Clause 16 enables a relevant national authority to update retained EU law to take account of changes in technology or developments in scientific understanding. This clause shows a commitment to adaptive governance, which is important for protecting nature in an age of global environmental change, as long as the rule of law is not undermined. Still, again, the appropriate national authority has wide (too much?) discretion given that it has the powers to update if it ‘considers appropriate’ to take those changes into account.
There are more flaws in the Bill affecting environmental law that others have explored but the point to make here is that Parliamentary scrutiny is removed or seriously downgraded by the Bill, the wide discretion afforded to the relevant public authority makes the environmental law landscape very uncertain and susceptible to changes and there is a risk is to lose key pieces of environmental law, such as the Habitats Regulations.

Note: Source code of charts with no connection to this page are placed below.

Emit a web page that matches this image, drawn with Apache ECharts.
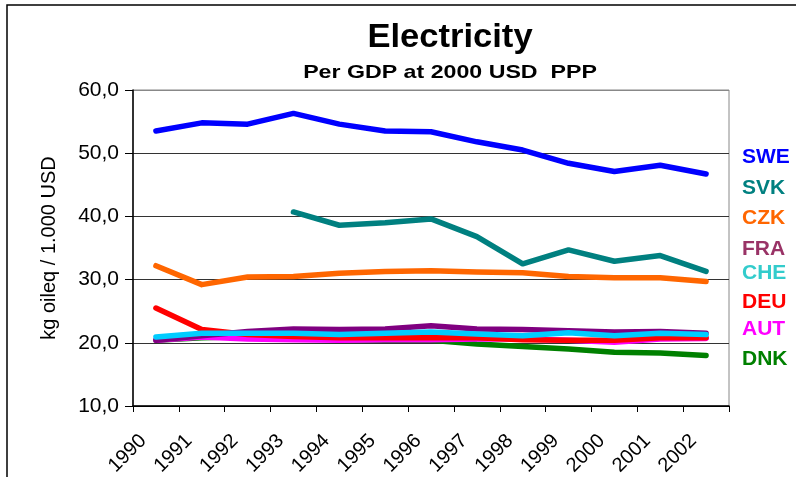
<!DOCTYPE html>
<html>
<head>
<meta charset="utf-8">
<script src="https://cdn.jsdelivr.net/npm/echarts@6/dist/echarts.min.js"></script>
<style>
html,body{margin:0;padding:0;background:#fff;}
#chart{width:796px;height:477px;}
</style>
</head>
<body>
<div id="chart"></div>
<script>
var years = ['1990','1991','1992','1993','1994','1995','1996','1997','1998','1999','2000','2001','2002'];
var yTicks = [10, 20, 30, 40, 50, 60];
var SWE = [53.5, 54.8, 54.6, 56.3, 54.6, 53.5, 53.4, 51.8, 50.5, 48.4, 47.1, 48.1, 46.7];
var SVK = [null, null, null, 40.7, 38.6, 39.0, 39.6, 36.8, 32.5, 34.7, 32.9, 33.8, 31.3];
var CZK = [32.2, 29.2, 30.4, 30.5, 31.0, 31.3, 31.4, 31.2, 31.1, 30.5, 30.3, 30.3, 29.7];
var FRA = [20.4, 21.1, 21.8, 22.2, 22.1, 22.2, 22.7, 22.2, 22.1, 21.9, 21.7, 21.8, 21.5];
var CHE = [20.9, 21.5, 21.5, 21.5, 21.3, 21.5, 21.7, 21.4, 21.1, 21.6, 21.1, 21.5, 21.3];
var DEU = [25.5, 22.1, 21.3, 21.0, 20.8, 20.8, 20.8, 20.8, 20.5, 20.4, 20.4, 20.8, 20.8];
var AUT = [20.4, 20.9, 20.6, 20.5, 20.4, 20.5, 20.5, 20.6, 20.6, 20.4, 20.1, 20.6, 20.7];
var DNK = [20.4, 20.8, 21.0, 20.8, 20.5, 20.4, 20.4, 19.8, 19.4, 19.0, 18.5, 18.4, 18.0];

var seriesDefs = [
  {name:'SWE', data:SWE, line:'#0000FF', label:'#0000FF'},
  {name:'SVK', data:SVK, line:'#008080', label:'#008080'},
  {name:'CZK', data:CZK, line:'#FF6600', label:'#FF6600'},
  {name:'DNK', data:DNK, line:'#008000', label:'#008000'},
  {name:'AUT', data:AUT, line:'#FF00FF', label:'#FF00FF'},
  {name:'DEU', data:DEU, line:'#FF0000', label:'#FF0000'},
  {name:'FRA', data:FRA, line:'#800080', label:'#993366'},
  {name:'CHE', data:CHE, line:'#00CCFF', label:'#33CCCC'}
];
var legendOrder = ['SWE','SVK','CZK','FRA','CHE','DEU','AUT','DNK'];
var legendY = [158, 189, 219, 250, 274, 303, 330, 360];

var chart = echarts.init(document.getElementById('chart'), null, {renderer:'canvas'});
var font = 'Liberation Sans, Arial, sans-serif';

var graphics = [{
  type:'rect', shape:{x:7, y:5, width:820, height:520},
  style:{fill:'none', stroke:'#000', lineWidth:1.5}, silent:true
}, {
  type:'text', x:450, y:38, scaleX:1.08, scaleY:1.03,
  style:{text:'Electricity', fill:'#000', font:'bold 32px ' + font, textAlign:'center', textVerticalAlign:'middle'}
}, {
  type:'text', x:450, y:73, scaleX:1.22,
  style:{text:'Per GDP at 2000 USD  PPP', fill:'#000', font:'bold 19px ' + font, textAlign:'center', textVerticalAlign:'middle'}
}];
legendOrder.forEach(function(n, i){
  var d = seriesDefs.filter(function(s){return s.name===n;})[0];
  graphics.push({
    type:'text', left:742, top:legendY[i]-11,
    style:{text:n, fill:d.label, font:'bold 21px ' + font}
  });
});

chart.setOption({
  animation:false,
  backgroundColor:'#fff',
  grid:{left:133, right:67, top:90, bottom:71, show:true, borderColor:'#888', borderWidth:1,
    backgroundColor:'#fff', containLabel:false, outerBoundsMode:'none'},
  xAxis:{
    type:'category', data:years, boundaryGap:true,
    axisLine:{show:true, lineStyle:{color:'#000', width:1.5}},
    axisTick:{show:true, inside:false, length:6, lineStyle:{color:'#000'}},
    axisLabel:{rotate:45, margin:19, padding:[0,18,0,0], fontFamily:font, fontSize:20, color:'#000', interval:0}
  },
  yAxis:{
    type:'value', min:10, max:60, interval:10,
    name:'kg oileq / 1.000 USD', nameLocation:'middle', nameGap:74, nameRotate:90,
    nameTextStyle:{fontFamily:font, fontSize:20, color:'#000'},
    axisLine:{show:true, lineStyle:{color:'#000', width:1.5}},
    axisTick:{show:true, inside:false, length:8, lineStyle:{color:'#000'}},
    axisLabel:{margin:14, fontFamily:font, fontSize:21, color:'#000',
      formatter:function(v){return v.toFixed(1).replace('.', ',');}},
    splitLine:{show:true, lineStyle:{color:['#000','#333','#333','#333','#333','#888'], width:1}}
  },
  graphic:graphics,
  series:seriesDefs.map(function(s){
    return {name:s.name, type:'line', data:s.data, symbol:'none', connectNulls:false,
      lineStyle:{color:s.line, width:5.5, cap:'round', join:'round'}, itemStyle:{color:s.line}};
  })
});
</script>
</body>
</html>
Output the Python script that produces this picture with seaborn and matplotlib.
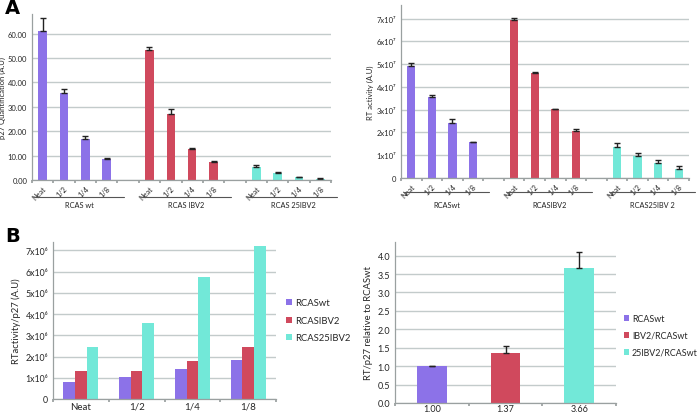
import numpy as np
import pandas as pd
import matplotlib
matplotlib.use("Agg")
import matplotlib.pyplot as plt
import matplotlib.transforms as mtransforms
import seaborn as sns

# ---------------- data ----------------
dilutions = ["Neat", "1/2", "1/4", "1/8"]

groups_p27 = ["RCAS wt", "RCAS IBV2", "RCAS 25IBV2"]
p27_wt = [61.1, 35.6, 16.7, 8.5]
p27_wt_err = [5.1, 1.5, 1.5, 0.4]
p27_ibv2 = [53.4, 27.0, 12.7, 7.3]
p27_ibv2_err = [1.0, 2.0, 0.3, 0.3]
p27_25ibv2 = [5.5, 2.9, 1.1, 0.4]
p27_25ibv2_err = [0.7, 0.3, 0.3, 0.3]

groups_rt = ["RCASwt", "RCASIBV2", "RCAS25IBV 2"]
rt_wt = [4.93e7, 3.57e7, 2.41e7, 1.57e7]
rt_wt_err = [0.12e7, 0.07e7, 0.16e7, 0.03e7]
rt_ibv2 = [6.96e7, 4.63e7, 3.02e7, 2.08e7]
rt_ibv2_err = [0.09e7, 0.02e7, 0.03e7, 0.06e7]
rt_25ibv2 = [1.35e7, 0.98e7, 0.66e7, 0.40e7]
rt_25ibv2_err = [0.18e7, 0.14e7, 0.15e7, 0.14e7]

series_ratio = ["RCASwt", "RCASIBV2", "RCAS25IBV2"]
ratio_wt = [0.82e6, 1.02e6, 1.42e6, 1.86e6]
ratio_ibv2 = [1.30e6, 1.30e6, 1.78e6, 2.47e6]
ratio_25ibv2 = [2.47e6, 3.57e6, 5.74e6, 7.22e6]

rel_series = ["RCASwt", "IBV2/RCASwt", "25IBV2/RCASwt"]
rel_values = [1.00, 1.37, 3.66]
rel_err = [0.01, 0.17, 0.45]
rel_ticklabels = ["1.00", "1.37", "3.66"]

colors = ["#8c72e8", "#d0495d", "#72e8d8"]

# ---------------- style ----------------
sns.set_theme(style="white")
plt.rcParams["font.family"] = ["Lato", "DejaVu Sans"]
grid_c = "#c3cbcb"
spine_c = "#9aa0a0"

fig = plt.figure(figsize=(7.0, 4.14), dpi=100)
W, H = 700.0, 414.0


def add_ax(l, r, t, b):
    return fig.add_axes([l / W, 1 - b / H, (r - l) / W, (b - t) / H])


def style_ax(ax):
    ax.set_axisbelow(True)
    ax.yaxis.grid(True, color=grid_c, linewidth=1.0)
    ax.xaxis.grid(False)
    for s in ["top", "right"]:
        ax.spines[s].set_visible(False)
    for s in ["left", "bottom"]:
        ax.spines[s].set_color(spine_c)
        ax.spines[s].set_linewidth(0.9)
    ax.tick_params(axis="y", length=2, color=spine_c, pad=1.5)


def grouped_panel(ax, groups, vals, errs, ylim, yfmt, ylabel, ul_y, txt_y, lab_fs):
    order, rows = [], []
    for gi, g in enumerate(groups):
        for d, v in zip(dilutions, vals[gi]):
            key = f"{g}|{d}"
            order.append(key)
            rows.append({"slot": key, "value": v, "group": g})
        if gi < len(groups) - 1:
            order.append(f"gap{gi}")
    df = pd.DataFrame(rows)
    sns.barplot(data=df, x="slot", y="value", hue="group", order=order,
                hue_order=groups, palette=colors, dodge=False, width=0.4,
                saturation=1, legend=False, ax=ax, linewidth=0)
    for gi, g in enumerate(groups):
        xs = [order.index(f"{g}|{d}") for d in dilutions]
        ax.errorbar(xs, vals[gi], yerr=[np.zeros(4), errs[gi]], fmt="none",
                    ecolor="#222222", elinewidth=1.0, capsize=2.2, capthick=1.0)
    style_ax(ax)
    ax.set_ylim(*ylim)
    ax.set_xlim(-0.5, len(order) - 0.5)
    ax.yaxis.set_major_formatter(matplotlib.ticker.FuncFormatter(yfmt))
    ax.tick_params(axis="y", labelsize=5.5)
    ax.set_ylabel(ylabel, fontsize=5.5, labelpad=1.5)
    ax.set_xlabel("")
    ax.set_xticks(np.arange(-0.5, len(order) - 0.4, 1.0))
    ax.set_xticklabels([])
    ax.tick_params(axis="x", which="major", length=2.5, color=spine_c, bottom=True)
    centers, labels = [], []
    for i, k in enumerate(order):
        if "|" in k:
            centers.append(i)
            labels.append(k.split("|")[1])
    ax.set_xticks(centers, minor=True)
    ax.set_xticklabels(labels, minor=True, rotation=45, ha="right",
                       rotation_mode="anchor", fontsize=5.3)
    ax.tick_params(axis="x", which="minor", length=0, pad=3)
    trans = mtransforms.blended_transform_factory(ax.transData, ax.transAxes)
    for gi, g in enumerate(groups):
        first = order.index(f"{g}|{dilutions[0]}")
        last = order.index(f"{g}|{dilutions[-1]}")
        ax.plot([first - 0.35, last + 0.8], [ul_y, ul_y], transform=trans,
                color="#555555", linewidth=0.8, clip_on=False)
        ax.text((first + last + 0.45) / 2, txt_y, g, transform=trans,
                ha="center", va="center", fontsize=lab_fs, color="#222222")


def sci_fmt(exp):
    sup = {"6": "\u2076", "7": "\u2077"}[str(exp)]

    def f(v, pos):
        n = int(round(v / 10 ** exp))
        return "0" if n == 0 else f"{n}x10{sup}"
    return f


# ---- Panel A left ----
axA1 = add_ax(32, 331, 15, 181)
grouped_panel(axA1, groups_p27, [p27_wt, p27_ibv2, p27_25ibv2],
              [p27_wt_err, p27_ibv2_err, p27_25ibv2_err], (0, 68),
              lambda v, p: f"{v:.2f}", "p27 Quantification (A.U)",
              -0.103, -0.15, 5.3)
axA1.set_yticks(np.arange(0, 61, 10))

# ---- Panel A right ----
axA2 = add_ax(401, 689, 6, 179)
grouped_panel(axA2, groups_rt, [rt_wt, rt_ibv2, rt_25ibv2],
              [rt_wt_err, rt_ibv2_err, rt_25ibv2_err], (0, 7.6e7),
              sci_fmt(7), "RT activity (A.U)", -0.081, -0.156, 5.3)
axA2.set_yticks(np.arange(0, 7.1e7, 1e7))

# ---- Panel B left ----
axB1 = add_ax(53, 276, 243, 400)
rows = []
for s, vals in zip(series_ratio, [ratio_wt, ratio_ibv2, ratio_25ibv2]):
    for d, v in zip(dilutions, vals):
        rows.append({"dil": d, "value": v, "series": s})
dfB = pd.DataFrame(rows)
sns.barplot(data=dfB, x="dil", y="value", hue="series", order=dilutions,
            hue_order=series_ratio, palette=colors, width=0.63, gap=0,
            saturation=1, ax=axB1, linewidth=0)
style_ax(axB1)
axB1.set_ylim(0, 7.4e6)
axB1.set_yticks(np.arange(0, 7.1e6, 1e6))
axB1.yaxis.set_major_formatter(matplotlib.ticker.FuncFormatter(sci_fmt(6)))
axB1.tick_params(axis="y", labelsize=6.3)
axB1.set_xlim(-0.5, 3.5)
axB1.set_xticks(np.arange(-0.5, 3.6, 1.0))
axB1.set_xticklabels([])
axB1.tick_params(axis="x", which="major", length=2.5, color=spine_c, bottom=True)
axB1.set_xticks(range(4), minor=True)
axB1.set_xticklabels(dilutions, minor=True, fontsize=7)
axB1.tick_params(axis="x", which="minor", length=0, pad=2)
axB1.set_xlabel("")
axB1.set_ylabel("RTactivity/p27 (A.U)", fontsize=6.8, labelpad=3)
axB1.legend(loc="center left", bbox_to_anchor=(1.03, 0.5), frameon=False,
            fontsize=6.8, handlelength=0.6, handleheight=0.6, handletextpad=0.3,
            labelspacing=0.9, borderaxespad=0)

# ---- Panel B right ----
axB2 = add_ax(395, 616, 243, 404)
dfR = pd.DataFrame({"series": rel_series, "value": rel_values})
sns.barplot(data=dfR, x="series", y="value", hue="series", order=rel_series,
            hue_order=rel_series, palette=colors, dodge=False, width=0.4,
            saturation=1, ax=axB2, linewidth=0, legend=True)
axB2.errorbar(range(len(rel_series)), rel_values,
              yerr=[np.zeros(len(rel_err)), rel_err], fmt="none",
              ecolor="#222222", elinewidth=1.0, capsize=2.5, capthick=1.0)
style_ax(axB2)
axB2.set_ylim(0, 4.37)
axB2.set_yticks(np.arange(0, 4.01, 0.5))
axB2.yaxis.set_major_formatter(matplotlib.ticker.FormatStrFormatter("%.1f"))
axB2.tick_params(axis="y", labelsize=6.5)
axB2.set_xlim(-0.5, 2.5)
axB2.set_xticks(np.arange(-0.5, 2.6, 1.0))
axB2.set_xticklabels([])
axB2.tick_params(axis="x", which="major", length=2.5, color=spine_c, bottom=True)
axB2.set_xticks(range(3), minor=True)
axB2.set_xticklabels(rel_ticklabels, minor=True, fontsize=6.5)
axB2.tick_params(axis="x", which="minor", length=0, pad=0.5)
axB2.set_xlabel("")
axB2.set_ylabel("RT/p27 relative to RCASwt", fontsize=6.8, labelpad=3)
axB2.legend(loc="center left", bbox_to_anchor=(1.02, 0.42), frameon=False,
            fontsize=6.4, handlelength=0.6, handleheight=0.6, handletextpad=0.3,
            labelspacing=0.9, borderaxespad=0)

# panel letters
fig.text(5 / W, 1 - 14 / H, "A", fontsize=14, fontweight="bold", color="black",
         va="baseline", family="DejaVu Sans")
fig.text(5 / W, 1 - 242 / H, "B", fontsize=14, fontweight="bold", color="black",
         va="baseline", family="DejaVu Sans")

fig.savefig("out.png", dpi=100, facecolor="white")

Although it is hoped that key legislation such as the Habitats Regulations will be among those saved, the emphasis on streamlining and simplifying protected areas law that is found in the Nature Recovery Green Paper points to potential amendments weakening key regulatory tools such as the Habitats Regulation Assessment, which are well known and have enabled protection of designated features from plans and projects likely to have significant effects on the protected areas.
A worrying picture overall.
 Ben Pontin was an exception with his book The Environmental Case for Brexit: a socio-legal perspective (Bloomsbury 2020).